John begins his gospel by telling us that we have it all wrong. There is a "logos"--an engine that makes everything run. We just got the name of the engine wrong. The engine is embodied in Jesus. The engine is not an abstract principle, like "conflict" or "violence". Instead, if we want to see how everything is created and sustained, we just look to the life of Jesus, the sacrifice of Jesus on the cross, and the resurrection of Jesus from the dead. In this life we see a different "engine" that has always been what drives the world, and will always be what drives the world. That engine is sacrificial love, compassion, mercy, and service.
Notice that John is not saying that this logos is the engine that will drive the world someday when we all get our act together and turn to God. John is saying that this is the engine of the God who is the God of eternity--the God who always has been.

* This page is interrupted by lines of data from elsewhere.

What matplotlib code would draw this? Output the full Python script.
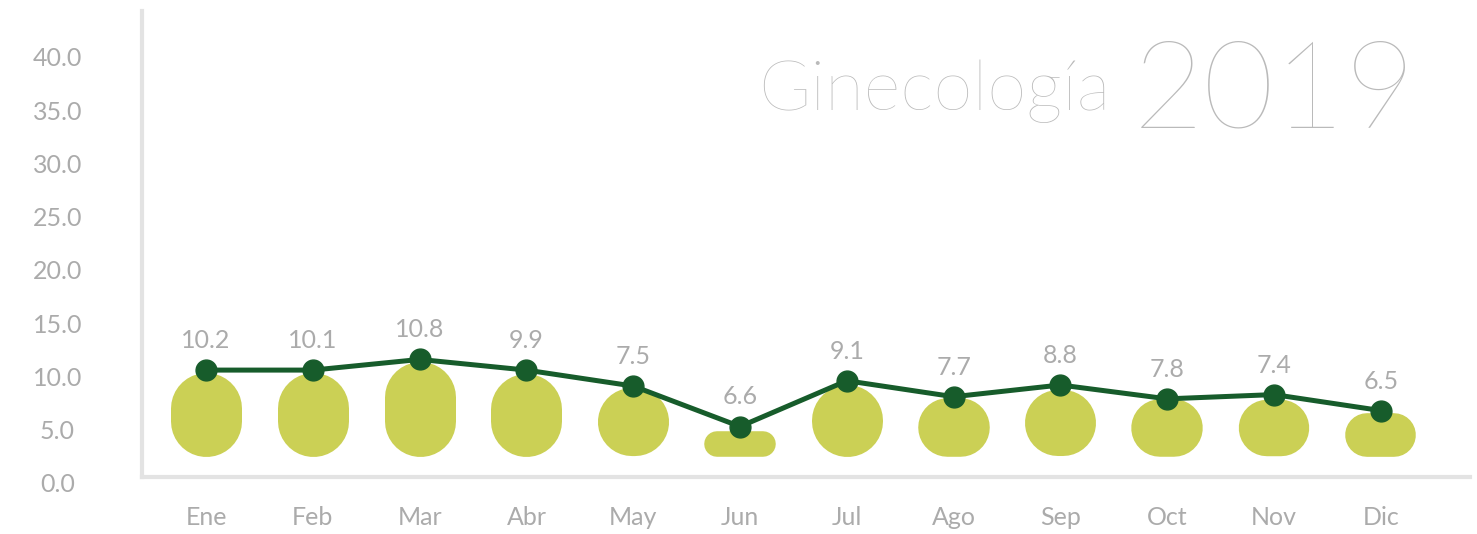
import matplotlib
matplotlib.use("Agg")
import matplotlib.pyplot as plt

months = ["Ene", "Feb", "Mar", "Abr", "May", "Jun", "Jul", "Ago", "Sep", "Oct", "Nov", "Dic"]
label_values = [10.2, 10.1, 10.8, 9.9, 7.5, 6.6, 9.1, 7.7, 8.8, 7.8, 7.4, 6.5]
line_values = [10.6, 10.6, 11.6, 10.6, 9.1, 5.3, 9.6, 8.1, 9.2, 7.9, 8.3, 6.8]
bar_tops = [10.4, 10.4, 11.4, 10.3, 8.9, 4.9, 9.2, 8.0, 8.7, 7.9, 7.8, 6.6]
bar_base = 2.5
yticks = [0, 5, 10, 15, 20, 25, 30, 35, 40]

GRAY = "#ababab"
LIGHT = "#e3e3e3"
BAR = "#cbd055"
GREEN = "#175c2b"
FONT = ["Lato", "DejaVu Sans"]

W, H, DPI = 1477, 534, 100
fig = plt.figure(figsize=(W / DPI, H / DPI), dpi=DPI)
plt.rcParams["font.family"] = FONT

# axes box in pixels
left_px, right_px, top_px, bot_px = 142, 1470, 11.2, 488.3
ax = fig.add_axes([left_px / W, (H - bot_px) / H, (right_px - left_px) / W, (bot_px - top_px) / H])
xlim = (-0.6, 11.835)
ylim = (-0.5, 44.3)
ax.set_xlim(*xlim)
ax.set_ylim(*ylim)

ppx = (right_px - left_px) / (xlim[1] - xlim[0])   # px per x unit
ppy = (bot_px - top_px) / (ylim[1] - ylim[0])      # px per y unit

# rounded bars drawn as thick lines with round caps
bar_w = 71
x = list(range(len(months)))
for xi, top in zip(x, bar_tops):
    h = (top - bar_base) * ppy
    if h >= bar_w:
        r = bar_w / 2 / ppy
        ax.plot([xi, xi], [bar_base + r, top - r], color=BAR, lw=bar_w * 0.72,
                solid_capstyle="round", zorder=2)
    else:
        dx = (bar_w - h) / 2 / ppx
        ym = (bar_base + top) / 2
        ax.plot([xi - dx, xi + dx], [ym, ym], color=BAR, lw=h * 0.72,
                solid_capstyle="round", zorder=2)

ax.plot(x, line_values, color=GREEN, lw=3.6, marker="o", ms=15, zorder=3)

for xi, yv, lab in zip(x, line_values, label_values):
    ax.annotate(f"{lab:.1f}", (xi, yv), xytext=(0, 13), textcoords="offset points",
                ha="center", va="bottom", color=GRAY, fontsize=18)

for s in ["top", "right"]:
    ax.spines[s].set_visible(False)
ax.spines["bottom"].set_position(("data", 0.56))
ax.spines["left"].set_bounds(0.56, 44.3)
for s in ["bottom", "left"]:
    ax.spines[s].set_color(LIGHT)
    ax.spines[s].set_linewidth(3)

ax.set_xticks(x)
ax.set_xticklabels(months)
ax.set_yticks(yticks)
ax.set_yticklabels([f"{v:.1f}" for v in yticks])
ax.tick_params(axis="x", length=0, pad=21, labelsize=18, labelcolor=GRAY)
ax.tick_params(axis="y", length=0, pad=61, labelsize=18, labelcolor=GRAY)
for t in ax.get_yticklabels():
    t.set_ha("center")

fig.text(1110 / W, (H - 110) / H, "Ginecología", ha="right", va="baseline",
         fontsize=51, color="#bababa", fontweight="light")
fig.text(1133 / W, (H - 128) / H, "2019", ha="left", va="baseline",
         fontsize=88, color="#bababa", fontweight="light")

fig.savefig("out.png", dpi=DPI, facecolor="white")
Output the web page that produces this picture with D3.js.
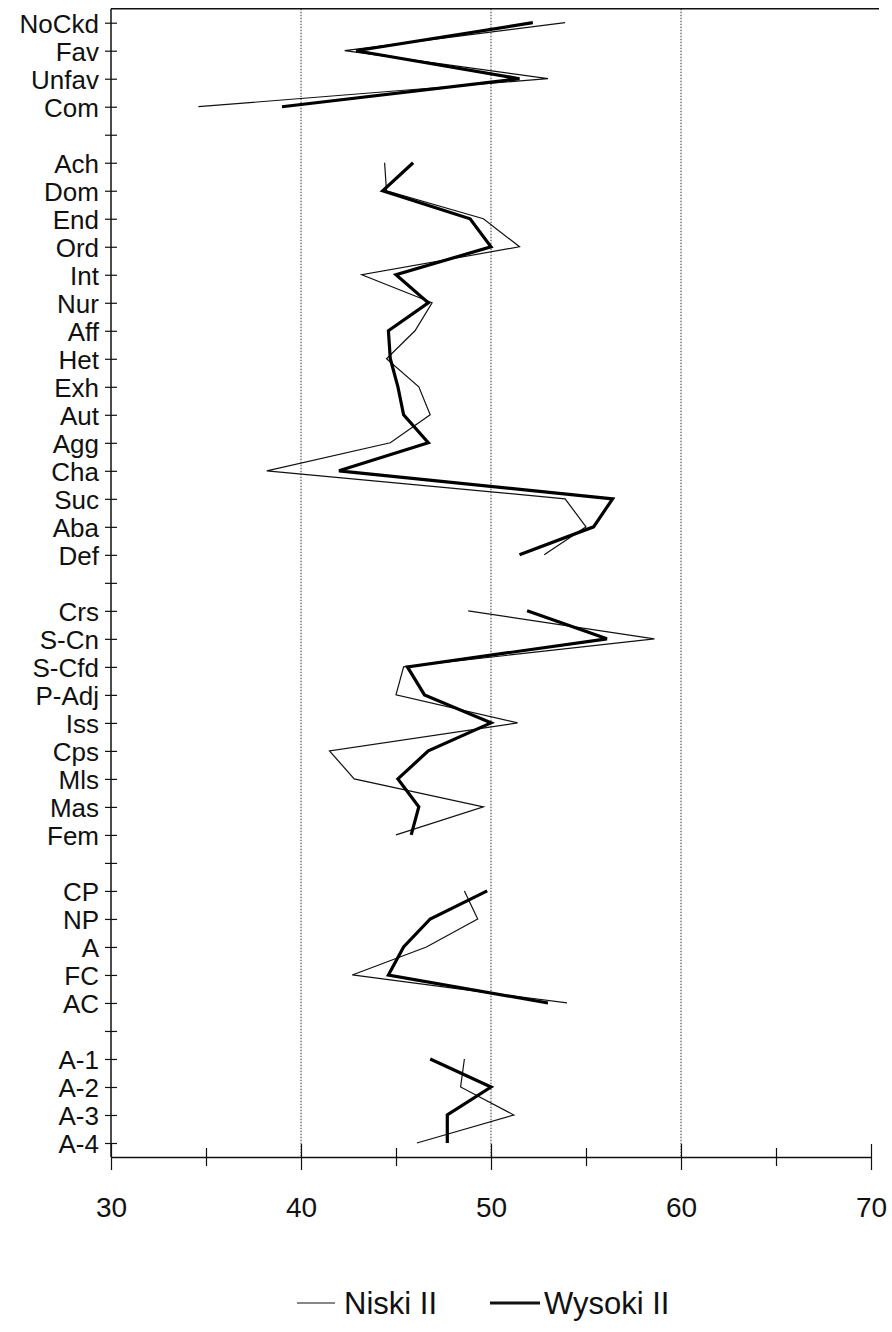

The Church has typically perceived the right God but with the wrong logos. That is, the Church perceives God, correctly, as the creator, and Jesus as the redeemer, but assumes that God and Jesus share the Greek notion of logos--in other words, that the revelation of God in Christ was one of conflict and violence--of something driving something out. Instead, God in Jesus brought an entirely different operating principle that is entirely at odds with the logos of the world. An operating principle that was so antithetical to the world's logos that those operating out of the world's logos found Jesus incomprehensible. And when the world was able to reject Jesus, to drive out Jesus, and to crucify Jesus, the world perceived Jesus as powerless. Of course they did--they were seeing Jesus through the wrong logos.
Giving our lives to Jesus is about more than seeing Jesus as more powerful than the world. It is about seeing that in Jesus, God is presenting an alternative to the way that we think the world runs. What truly creates and sustains all things is sacrificial love, mercy, and compassion. Being God's people is about allowing God's Spirit to enter in so that we can finally start getting this through our heads.